Start at the top of the records and, please, print each line exactly through the line that contains "y_ticks = [-15, -5, 5, 15, 25, 35, 45]", leaving out all pictures.

***** EXTRACTED ENTRIES *****

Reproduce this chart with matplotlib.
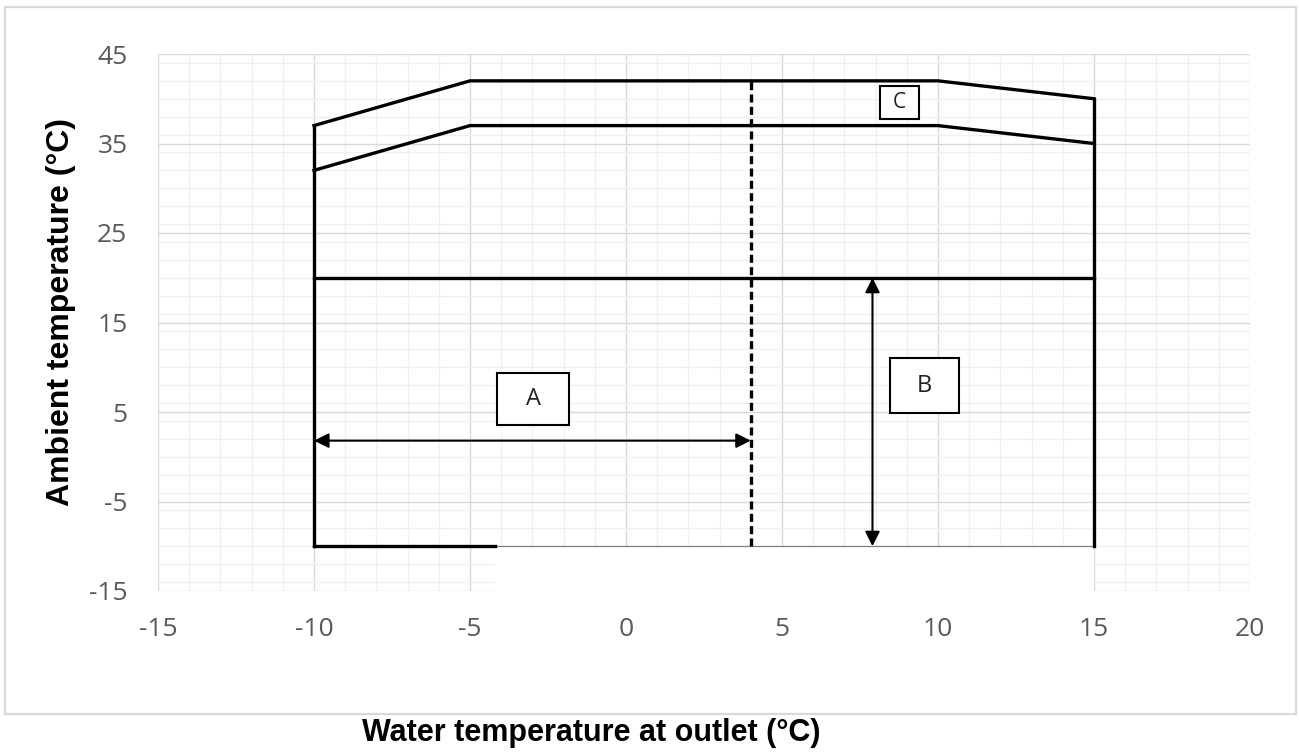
import matplotlib
matplotlib.use("Agg")
import matplotlib.pyplot as plt
from matplotlib.patches import Rectangle
from matplotlib.ticker import MultipleLocator
import numpy as np

plt.rcParams["axes.unicode_minus"] = False

# ---- data ----
x_ticks = [-15, -10, -5, 0, 5, 10, 15, 20]
y_ticks = [-15, -5, 5, 15, 25, 35, 45]

upper_x = [-10, -5, 10, 15]
upper_y = [37, 42, 42, 40]
lower_x = [-10, -5, 10, 15]
lower_y = [32, 37, 37, 35]
left_x = [-10, -10]
left_y = [-10, 37]
right_x = [15, 15]
right_y = [-10, 40]
mid_x = [-10, 15]
mid_y = [20, 20]
bottom_x = [-10, -4.2]
bottom_y = [-10, -10]
dashed_x = [4, 4]
dashed_y = [-10, 42]

arrowA_x = [-10, 4]
arrowA_y = [1.8, 1.8]
arrowB_x = [7.9, 7.9]
arrowB_y = [-10, 20]

box_labels = ["A", "B", "C"]
box_x0 = [-4.12, 8.46, 8.14]
box_x1 = [-1.84, 10.67, 9.39]
box_y0 = [3.5, 4.9, 37.7]
box_y1 = [9.4, 11.0, 41.4]
box_fs = [17, 17, 15]

W, H = 1299, 756
fig = plt.figure(figsize=(W / 100, H / 100), dpi=100)
fig.patch.set_facecolor("white")

# outer chart border
fig.patches.append(Rectangle((5 / W, 1 - 714 / H), (1296 - 5) / W, (714 - 7) / H,
                             transform=fig.transFigure, fill=False,
                             edgecolor="#d9d9d9", lw=1.6, zorder=0))

ax = fig.add_axes([158 / W, 1 - 591 / H, (1250 - 158) / W, (591 - 54) / H])
ax.set_xlim(-15, 20)
ax.set_ylim(-15, 45)
ax.set_xticks(x_ticks)
ax.set_yticks(y_ticks)
ax.xaxis.set_minor_locator(MultipleLocator(1))
ax.yaxis.set_minor_locator(MultipleLocator(2))
ax.set_axisbelow(True)
ax.grid(which="major", color="#d9d9d9", lw=1.0, zorder=0.5)
ax.grid(which="minor", color="#f0f0f0", lw=1.0, zorder=0.4)
for s in ax.spines.values():
    s.set_visible(False)
ax.tick_params(which="both", length=0)
ax.tick_params(axis="x", pad=19, labelsize=19, labelcolor="#595959")
ax.tick_params(axis="y", pad=22, labelsize=19, labelcolor="#595959")
for lab in ax.get_xticklabels() + ax.get_yticklabels():
    lab.set_fontfamily("Open Sans")

# white patch covering the bottom strip
ax.add_patch(Rectangle((bottom_x[1], -15.6), right_x[0] - bottom_x[1], 5.6,
                       facecolor="white", edgecolor="none", zorder=1, clip_on=False))
ax.plot([bottom_x[1], right_x[0]], [-10, -10], color="#7f7f7f", lw=0.9, zorder=2)

lw = 2.4
for xs, ys in [(upper_x, upper_y), (lower_x, lower_y), (left_x, left_y),
               (right_x, right_y), (mid_x, mid_y), (bottom_x, bottom_y)]:
    ax.plot(xs, ys, color="black", lw=lw, solid_capstyle="projecting",
            solid_joinstyle="miter", zorder=3)
ax.plot(dashed_x, dashed_y, color="black", lw=lw, linestyle=(0, (2.4, 1.3)), zorder=3)

for xs, ys in [(arrowA_x, arrowA_y), (arrowB_x, arrowB_y)]:
    ax.annotate("", xy=(xs[1], ys[1]), xytext=(xs[0], ys[0]),
                arrowprops=dict(arrowstyle="<|-|>", color="black", lw=1.5,
                                mutation_scale=22, shrinkA=0, shrinkB=0),
                zorder=4)

for lab, x0, x1, y0, y1, fs in zip(box_labels, box_x0, box_x1, box_y0, box_y1, box_fs):
    ax.add_patch(Rectangle((x0, y0), x1 - x0, y1 - y0, facecolor="white",
                           edgecolor="black", lw=1.5, zorder=5))
    ax.text((x0 + x1) / 2, (y0 + y1) / 2, lab, ha="center", va="center",
            fontsize=fs, family="Open Sans", color="#222222", zorder=6)

fig.text(591 / W, 1 - 733 / H, "Water temperature at outlet (°C)", ha="center", va="center",
         fontsize=22, fontweight="bold", family="Liberation Sans")
fig.text(61 / W, 1 - 312 / H, "Ambient temperature (°C)", ha="center", va="center",
         rotation=90, fontsize=23, fontweight="bold", family="Liberation Sans")

fig.savefig("out.png", dpi=100)
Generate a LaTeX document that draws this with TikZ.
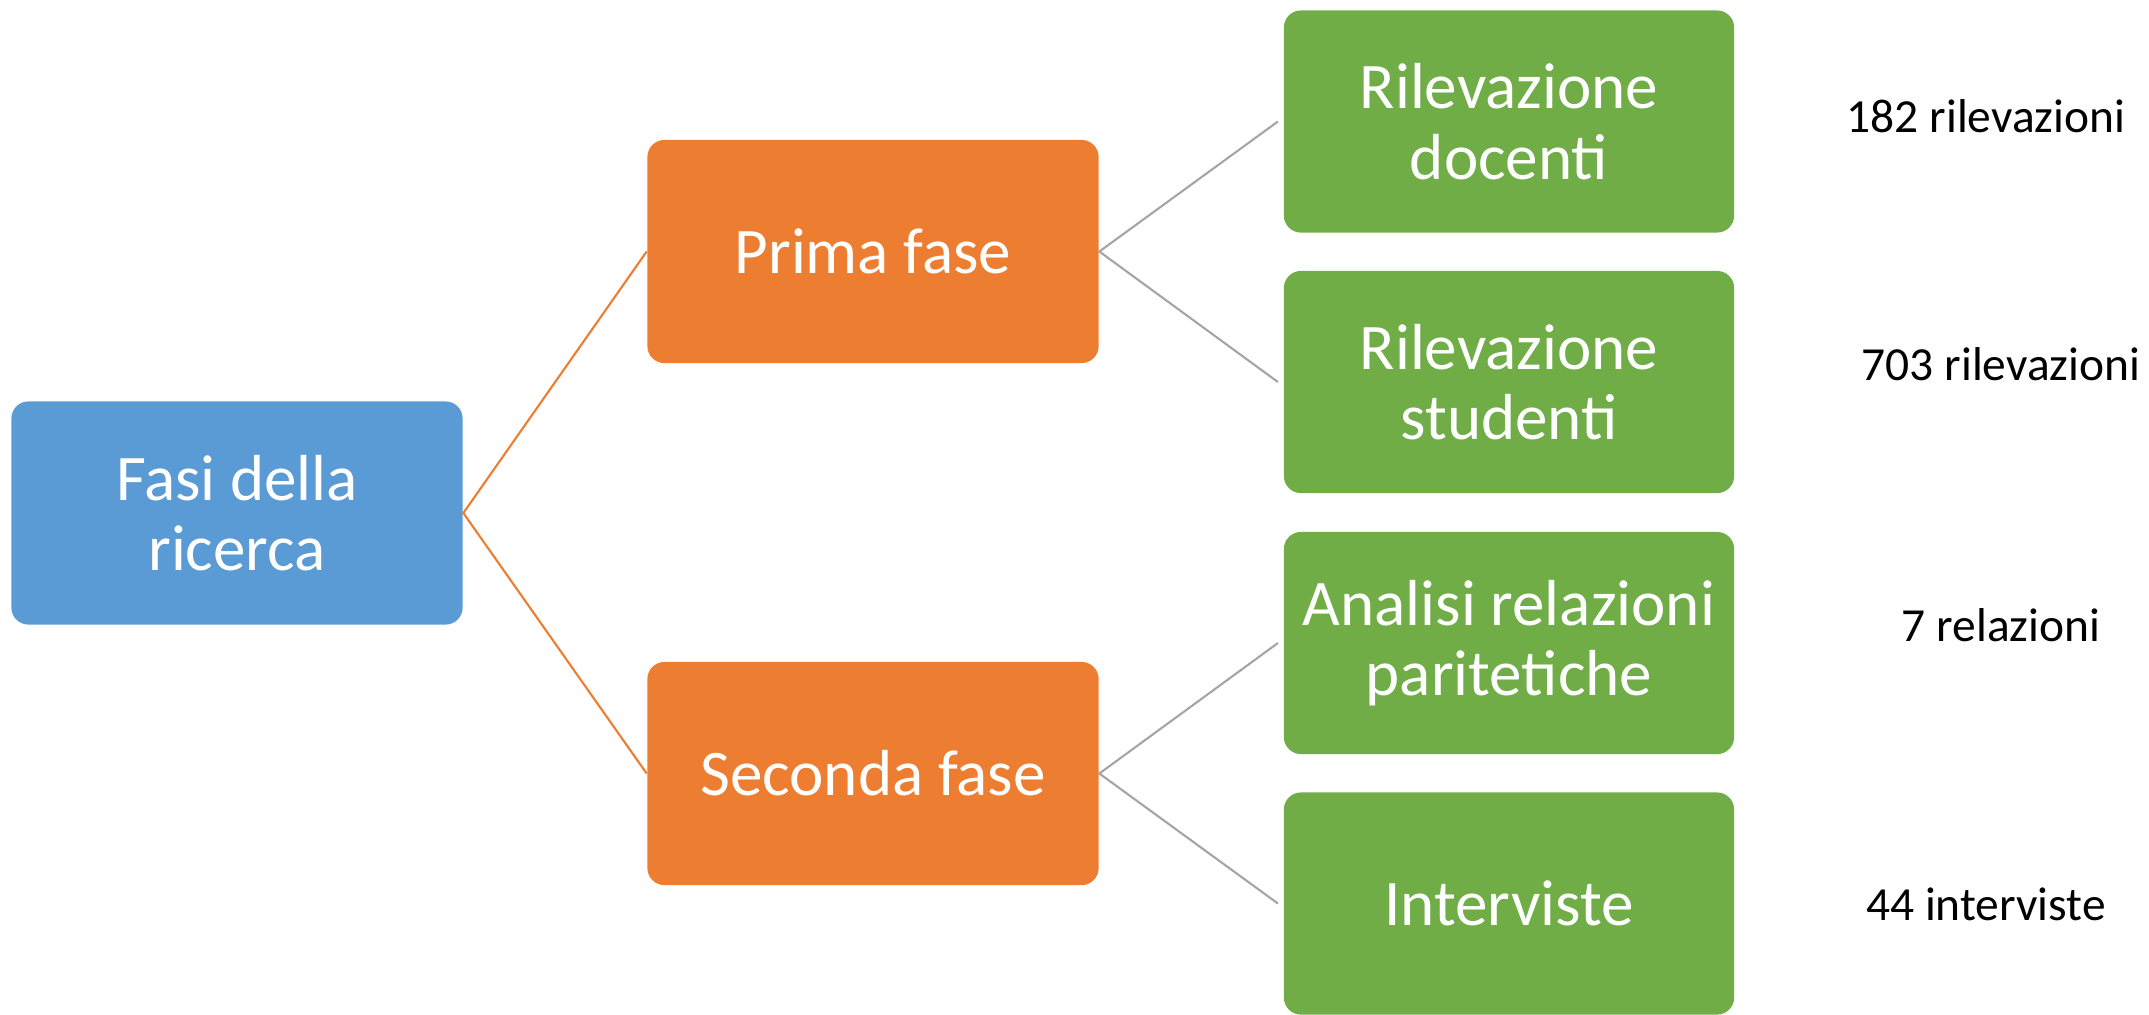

*****

▶ _RESULT BELOW_
Reproduce this chart with matplotlib.
import matplotlib
matplotlib.use("Agg")
import matplotlib.pyplot as plt
from matplotlib.patches import Rectangle
from matplotlib.ticker import MultipleLocator
import numpy as np

plt.rcParams["axes.unicode_minus"] = False

# ---- data ----
x_ticks = [-15, -10, -5, 0, 5, 10, 15, 20]
y_ticks = [-15, -5, 5, 15, 25, 35, 45]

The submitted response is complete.